The manuscript has not been seen since; all that Ahmeti has released is that colophon:
“Me ndihmën dhe dëshirën e fort të lumturit Zot, përfundova në vitin 1210, ditën e 9 të marsit”. [Mee nihemmen ??e dessirnnee e phorte e t’Lumm-numittee ªOT – e mbaronjj n’vittee MCCX – ditnee e ix – t’Marxxittee. : Theoodor Scodraanitee]
I’ll leave it to Albanologists to work out if that’s plausible Old Albanian. Dr Matzinger, at least, dismisses it as a “pure hoax”. And lay Albanians have given up waiting as well, to judge from the second article cited in Kritika-Diskutim.
I mean think about it. Noone has ever written Albanian before. Noone is promoting Albanian as a language of book-learning: there is no Alfred the Great or Dante Alighieri on record, saying we must write in Albanian, and no missionary program such as that which gave us Old Church Slavonic.
And out of nowhere, in the 13th century, we have a luxury manuscript in Albanian, with learned philosophy and theology, as well as an up to date world chronicle? Who would read it? Who would commission it? And why would it be forgotten again so quickly, and stashed away on a shelf in Rome?
We have, Xhevat Lloshi claimed in 1999, indications that someone was writing Albanian down in the 13th century:
The first attempts to write the albanian language are to found in the 12th – 13th centuries. It is understandable that the first documents may have been trade, economic, administrative and religious wrtitings compiled by low-rank clerics. A Dominican friar, Guillelmus Adae [Guillaume Adam], knows as Father Brocardus, noted in a pamphlet he published in 1332 that “the Albanians have a language quite other than the Latin, but they use the Latin letters in all their books”. [Cited from Formula e pagëzimit]
Guillaume Adam was bishop of Bar, Montenegro (Albanian: Tivar) at the time. Robert Elsie has cited that pamphlet (Elsie, Robert (2003). Early Albania: a reader of historical texts, 11th-17th centuries. Harrassowitz. pp. 28–30); it’s presumably the Directorium ad Passagium Faciendum per Phillippum regem Franciae in terram santam anno 1332. But what does he mean by books?
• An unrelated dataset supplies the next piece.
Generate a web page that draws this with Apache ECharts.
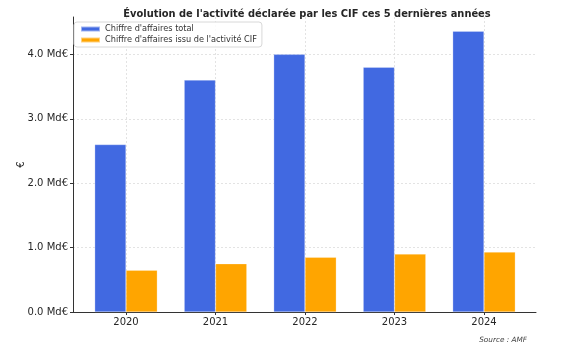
<!DOCTYPE html>
<html><head><meta charset="utf-8">
<script src="https://cdn.jsdelivr.net/npm/echarts@6/dist/echarts.min.js"></script>
<style>html,body{margin:0;padding:0;background:#fff}#c{width:568px;height:350px}</style>
</head><body><div id="c"></div>
<script>
const years = ['2020','2021','2022','2023','2024'];
const totalCA = [2.6, 3.6, 4.0, 3.8, 4.36];
const cifCA = [0.65, 0.75, 0.85, 0.9, 0.93];
const yTicks = [0, 1, 2, 3, 4];
const seriesNames = ["Chiffre d'affaires total", "Chiffre d'affaires issu de l'activité CIF"];

const FONT = 'DejaVu Sans';
const YMAX = 4.58;
const chart = echarts.init(document.getElementById('c'), null, {renderer: 'canvas'});
chart.setOption({
  animation: false,
  backgroundColor: '#ffffff',
  textStyle: {fontFamily: FONT},
  title: {
    text: "Évolution de l'activité déclarée par les CIF ces 5 dernières années",
    left: 302, top: 4, textAlign: 'center',
    textStyle: {fontFamily: FONT, fontSize: 9.9, fontWeight: 'bold', color: '#262626'}
  },
  graphic: [{
    type: 'text', right: 41, top: 337,
    style: {text: 'Source : AMF', font: 'italic 7.3px DejaVu Sans', fill: '#444'}
  }],
  legend: {
    left: 74, top: 22, orient: 'vertical', itemGap: 3,
    itemWidth: 19, itemHeight: 5,
    backgroundColor: 'rgba(255,255,255,0.85)', borderColor: '#d8d8d8', borderWidth: 1, borderRadius: 3,
    padding: [3, 5, 3, 6],
    textStyle: {fontFamily: FONT, fontSize: 8.2, color: '#333'},
    data: seriesNames.map(n => ({name: n, icon: 'rect'}))
  },
  grid: [
    {left: 73, right: 32, top: 17, bottom: 38},
    {left: 126, right: 84, top: 17, bottom: 38}
  ],
  xAxis: [
    {type: 'value', gridIndex: 0, min: 0, max: 1,
     axisLine: {show: true, onZero: false, lineStyle: {color: '#333', width: 1}},
     axisTick: {show: false}, axisLabel: {show: false}, splitLine: {show: false}},
    {type: 'category', gridIndex: 1, data: years, boundaryGap: false,
     axisLine: {show: false},
     axisTick: {show: true, inside: false, length: 3, lineStyle: {color: '#333'}},
     axisLabel: {fontFamily: FONT, fontSize: 10, color: '#262626', margin: 5},
     splitLine: {show: true, lineStyle: {color: '#dcdcdc', type: [2, 2], width: 0.8}}}
  ],
  yAxis: [
    {type: 'value', gridIndex: 0, min: 0, max: YMAX, interval: 1,
     name: '€', nameLocation: 'middle', nameGap: 47, nameRotate: 90, nameMoveOverlap: false,
     nameTextStyle: {fontFamily: FONT, fontSize: 10, color: '#262626'},
     axisLine: {show: true, lineStyle: {color: '#333', width: 1}},
     axisTick: {show: true, length: 3, customValues: yTicks, lineStyle: {color: '#333'}},
     axisLabel: {fontFamily: FONT, fontSize: 10, color: '#262626', margin: 5, customValues: yTicks,
       formatter: v => v.toFixed(1) + ' Md€'},
     splitLine: {show: true, lineStyle: {color: '#dcdcdc', type: [2, 2], width: 0.8}}},
    {type: 'value', gridIndex: 1, min: 0, max: YMAX, show: false, splitLine: {show: false}}
  ],
  series: [
    {name: seriesNames[0], type: 'bar', xAxisIndex: 1, yAxisIndex: 1, data: totalCA,
     barWidth: '35%', barGap: '0%', clip: false,
     itemStyle: {color: '#4169E1', borderColor: 'rgba(255,255,255,0.5)', borderWidth: 0.5}},
    {name: seriesNames[1], type: 'bar', xAxisIndex: 1, yAxisIndex: 1, data: cifCA,
     barWidth: '35%', barGap: '0%', clip: false,
     itemStyle: {color: '#FFA500', borderColor: 'rgba(255,255,255,0.5)', borderWidth: 0.5}}
  ]
});
</script></body></html>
Theodore of Shkodra? And how much of an Albanian literacy programme was going on?
And there may be a marginal note somewhere yet to be unearthed, in the libraries of Venice or the Vatican. But they’re likelier to be wills or notes than a full fledged theological treatise. Matzinger at least, in his communication to me, doubts they will be any older than the baptismal formula. Even if Lloshi is right, and they’re a century earlier than the baptismal formula, I doubt they’ll be much longer than the baptismal formula.